By why here? Why would the Kusi use this particular source to make an attack on traditional Judaism? The answer to this question comes from recalling from whence Ya’akov came, and to where he was heading.
Ya’akov at this point had just come from outsmarting his brother Eisav (after “stealing” the blessings), and deceiving his father, Yitzchak. He was about to live with Lavan, whom, the Talmud says, he called “his brother in trickery.” The Torah calls Ya’akov a “pure” individual, and he is known historically as an “Ish-Emes,” a “Man of Truth.” Between the lines, the Kusi was questioning the very integrity of all those who have ever followed in Ya’akov Avinu’s footsteps, as if to say, “If the ‘root’ was bad, how good can the ‘tree’ that grew from it be?”
Rebi Meir answered back, “There is nothing wrong with the ‘root,’ and, the proof of this is your own analogy: the tree itself. Rather than look for excuses for Ya’akov’s actions, as others might have done, I will show you how all that Ya’akov did fits into the framework of Jewish law, even though technically, he wasn’t obligated to make sure that it did.”
Come–Let us sing to G-d; let us blow the shofar to the Rock of our salvation. (Tehillim 95:1)
For those who did not recognize these words rendered into English, this is the first posuk of Kabbalos Shabbos, and the last posuk of the Psalm of the Day for Wednesday. As the Shulchan Aruch (248:1) teaches, one’s preparations for the upcoming Shabbos should begin at least three days in advance of Shabbos, from Wednesday onward.
The tehillah was not composed by Dovid HaMelech, but is the sixth of eleven psalms written by Moshe Rabbeinu himself–eleven corresponding the eleven negative forces in creation that Moshe was counteracting (see “Perceptions,” Parashas Devarim, 5760).
Apparently, according to the Radak (Tehillim, 91:1), Moshe composed this tehillah in honor of the tribe of Yissachar, who were constantly immersed in the joyous song of Torah. What is the joyous song of Torah? It is shirah, the song of the soul, for, just as the angels are constantly singing praises of G-d and His world, so, too, do our souls sing praises of G-d as well, all the time.

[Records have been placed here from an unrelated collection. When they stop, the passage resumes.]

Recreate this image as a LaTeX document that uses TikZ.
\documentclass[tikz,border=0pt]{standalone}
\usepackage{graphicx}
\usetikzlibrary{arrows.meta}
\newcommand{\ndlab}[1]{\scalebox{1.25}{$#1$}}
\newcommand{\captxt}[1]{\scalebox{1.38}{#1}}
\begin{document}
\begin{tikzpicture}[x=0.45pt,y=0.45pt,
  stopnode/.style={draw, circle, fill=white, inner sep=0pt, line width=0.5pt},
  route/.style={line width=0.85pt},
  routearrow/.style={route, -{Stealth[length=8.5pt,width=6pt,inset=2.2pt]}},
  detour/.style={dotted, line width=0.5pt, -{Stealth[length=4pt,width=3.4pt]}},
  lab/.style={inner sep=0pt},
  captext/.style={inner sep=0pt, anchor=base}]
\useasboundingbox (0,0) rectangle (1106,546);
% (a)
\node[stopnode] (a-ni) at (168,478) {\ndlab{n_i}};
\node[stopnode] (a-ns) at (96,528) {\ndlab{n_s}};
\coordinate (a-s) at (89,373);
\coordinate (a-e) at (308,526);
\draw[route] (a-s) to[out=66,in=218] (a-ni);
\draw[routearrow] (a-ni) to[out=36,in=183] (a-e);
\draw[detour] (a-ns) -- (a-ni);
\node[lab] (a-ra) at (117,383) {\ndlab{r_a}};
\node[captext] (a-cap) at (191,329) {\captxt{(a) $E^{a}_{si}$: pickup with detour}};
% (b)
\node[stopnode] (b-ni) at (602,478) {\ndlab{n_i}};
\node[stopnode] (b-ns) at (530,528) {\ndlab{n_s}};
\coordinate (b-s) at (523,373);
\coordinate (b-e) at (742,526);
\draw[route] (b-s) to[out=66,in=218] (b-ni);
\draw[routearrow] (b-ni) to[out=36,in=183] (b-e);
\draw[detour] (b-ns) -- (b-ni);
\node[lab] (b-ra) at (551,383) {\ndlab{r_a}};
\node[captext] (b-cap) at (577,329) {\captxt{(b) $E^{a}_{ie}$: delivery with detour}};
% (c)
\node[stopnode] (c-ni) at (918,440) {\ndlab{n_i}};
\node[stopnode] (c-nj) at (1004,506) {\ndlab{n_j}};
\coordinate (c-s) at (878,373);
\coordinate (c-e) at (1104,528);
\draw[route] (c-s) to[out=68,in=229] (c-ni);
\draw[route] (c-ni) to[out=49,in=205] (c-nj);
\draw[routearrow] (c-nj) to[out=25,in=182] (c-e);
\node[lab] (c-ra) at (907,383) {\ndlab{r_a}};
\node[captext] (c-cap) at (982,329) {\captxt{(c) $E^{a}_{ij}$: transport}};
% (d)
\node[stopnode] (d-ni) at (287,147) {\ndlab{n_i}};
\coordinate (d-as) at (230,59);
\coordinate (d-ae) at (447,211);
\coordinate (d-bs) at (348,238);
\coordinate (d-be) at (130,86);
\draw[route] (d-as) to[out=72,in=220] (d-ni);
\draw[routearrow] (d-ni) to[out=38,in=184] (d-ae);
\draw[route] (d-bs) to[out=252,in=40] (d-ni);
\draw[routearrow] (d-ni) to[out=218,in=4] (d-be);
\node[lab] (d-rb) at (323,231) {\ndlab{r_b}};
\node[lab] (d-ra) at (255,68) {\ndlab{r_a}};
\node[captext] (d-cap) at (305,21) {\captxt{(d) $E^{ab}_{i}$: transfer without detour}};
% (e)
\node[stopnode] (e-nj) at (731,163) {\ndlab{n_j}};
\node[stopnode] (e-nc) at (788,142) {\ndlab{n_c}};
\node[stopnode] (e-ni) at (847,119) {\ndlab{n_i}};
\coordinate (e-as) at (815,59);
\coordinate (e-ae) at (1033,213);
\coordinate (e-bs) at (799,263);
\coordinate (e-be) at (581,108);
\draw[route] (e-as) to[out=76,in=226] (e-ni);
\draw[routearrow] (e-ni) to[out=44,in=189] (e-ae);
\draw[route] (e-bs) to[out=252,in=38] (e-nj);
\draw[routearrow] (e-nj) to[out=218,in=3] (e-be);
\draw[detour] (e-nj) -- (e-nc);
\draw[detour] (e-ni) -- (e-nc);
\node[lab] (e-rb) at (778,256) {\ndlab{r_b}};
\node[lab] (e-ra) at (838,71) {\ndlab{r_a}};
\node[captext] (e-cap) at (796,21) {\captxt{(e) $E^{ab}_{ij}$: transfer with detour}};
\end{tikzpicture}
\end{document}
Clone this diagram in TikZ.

What? You say you can’t hear your soul singing?
That’s not because it is not. It is because, during the course of daily life, which is filled with materialistic interests, noises, and distractions, the song of our souls gets drowned out, muffled, until it becomes completely inaudible. Torah, when learned with soul, “neutralizes” the body and amplifies the soul. It was Ya’akov’s Torah that prepared him for life with Lavan, and gave him the spiritual strength to withstand Lavan’s very secular way of life.
And, likewise, the holiness of Shabbos has the power to overtake the mundane world of weekday life, and place our souls on “center stage.” However, as the Talmud warns, “You only eat on Shabbos what has been prepared before Shabbos!” (Avodah Zarah 3a). How difficult it is to put the spiritual brakes on moments before Shabbos arrives! Can one honestly expect to simply turn 180 degrees and become Shabbosdik with the momentary disappearance of the sun? If one follows that way of thinking, he may only become enveloped by the holiness of Shabbos just minutes before Shabbos leaves Motzei Shabbos!

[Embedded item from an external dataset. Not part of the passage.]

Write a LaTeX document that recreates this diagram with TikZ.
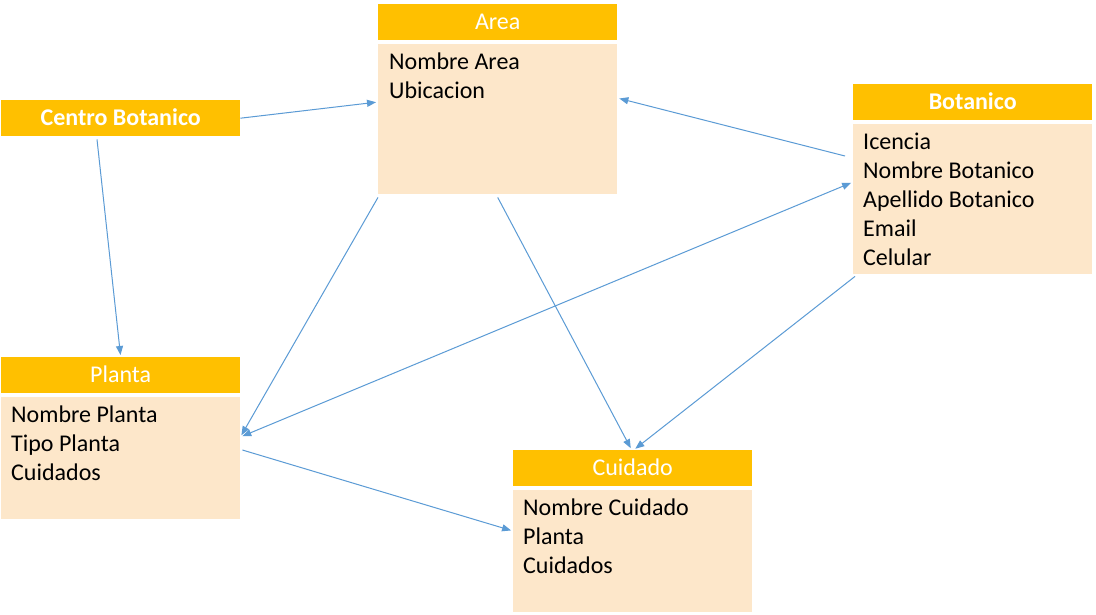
\documentclass[tikz,border=0pt]{standalone}
\usepackage{fontspec}
\setmainfont{Carlito}
\usetikzlibrary{arrows.meta,calc}
\definecolor{hdrc}{HTML}{FFC000}
\definecolor{bodyc}{HTML}{FDE7CA}
\definecolor{linkc}{HTML}{5B9BD5}
\begin{document}
\begin{tikzpicture}[x=1pt,y=-1pt,
  hdr/.style={fill=hdrc, text=white, minimum width=239pt, minimum height=36pt, inner sep=0pt, anchor=north west, font=\fontsize{24}{29}\selectfont, text height=15.5pt, text depth=0pt},
  bodybox/.style={fill=bodyc, minimum width=239pt, inner sep=0pt, anchor=north west},
  fields/.style={anchor=north west, inner sep=0pt, align=left, font=\fontsize{24}{29}\selectfont, text=black},
  link/.style={draw=linkc, line width=1pt, -{Triangle[length=9pt,width=7pt]}, shorten >=2pt},
  tip/.style={{Triangle[length=9pt,width=7pt]}-{Triangle[length=9pt,width=7pt]}, shorten <=2pt}
]
\useasboundingbox (0,0) rectangle (1096,614);
\fill[white] (0,0) rectangle (1096,614);

% Area
\node[hdr] (areaH) at (378,4) {Area};
\node[bodybox, minimum height=150pt] (areaB) at (378,44) {};
\node[fields] (areaT) at ($(areaB.north west)+(11,0)$) {\rule{0pt}{25pt}Nombre Area\\Ubicacion};

% Centro Botanico
\node[hdr, font=\fontsize{24}{29}\selectfont\bfseries] (centro) at (1,100) {Centro Botanico};

% Botanico
\node[hdr, font=\fontsize{24}{29}\selectfont\bfseries] (botH) at (853,84) {Botanico};
\node[bodybox, minimum height=150pt] (botB) at (853,124) {};
\node[fields] (botT) at ($(botB.north west)+(10,0)$) {\rule{0pt}{25pt}Icencia\\Nombre Botanico\\Apellido Botanico\\Email\\Celular};

% Planta
\node[hdr] (plH) at (1,357) {Planta};
\node[bodybox, minimum height=122pt] (plB) at (1,397) {};
\node[fields] (plT) at ($(plB.north west)+(10,0)$) {\rule{0pt}{25pt}Nombre Planta\\Tipo Planta\\Cuidados};

% Cuidado
\node[hdr] (cuH) at (513,450) {Cuidado};
\node[bodybox, minimum height=122pt] (cuB) at (513,490) {};
\node[fields] (cuT) at ($(cuB.north west)+(10,0)$) {\rule{0pt}{25pt}Nombre Cuidado\\Planta\\Cuidados};

% connectors
\draw[link] (centro.east) -- ($(areaB.north west)+(0,58)$);
\draw[link] ($(centro.south west)+(96,3)$) -- (plH.north);
\draw[link] ($(areaB.south west)+(0,3)$) -- ($(plB.north east)+(0,40)$);
\draw[link] ($(areaB.south)+(0,3)$) -- ($(cuH.north)+(-1,0)$);
\draw[link] ($(botB.north west)+(-8,32)$) -- ($(areaB.north east)+(0,54)$);
\draw[link, tip] ($(plB.north east)+(0,40)$) -- ($(botB.north west)+(0,58)$);
\draw[link] ($(plB.north east)+(2,53)$) -- ($(cuB.north west)+(0,41)$);
\draw[link] ($(botB.south west)+(2,2)$) -- ($(cuH.north)+(1,0)$);
\end{tikzpicture}
\end{document}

Therefore, the rabbis put at least this first posuk in the Wednesday morning Psalm of the Day, like an early warning signal. As one reads these words (with intention), he or she should say, “It’s Wednesday already–time to start getting into a Shabbos frame of mind. This way, when Shabbos comes around Friday night, I will already be there waiting for her, ready with the song of my soul, to sing praises of G-d, Shabbos, and Torah.”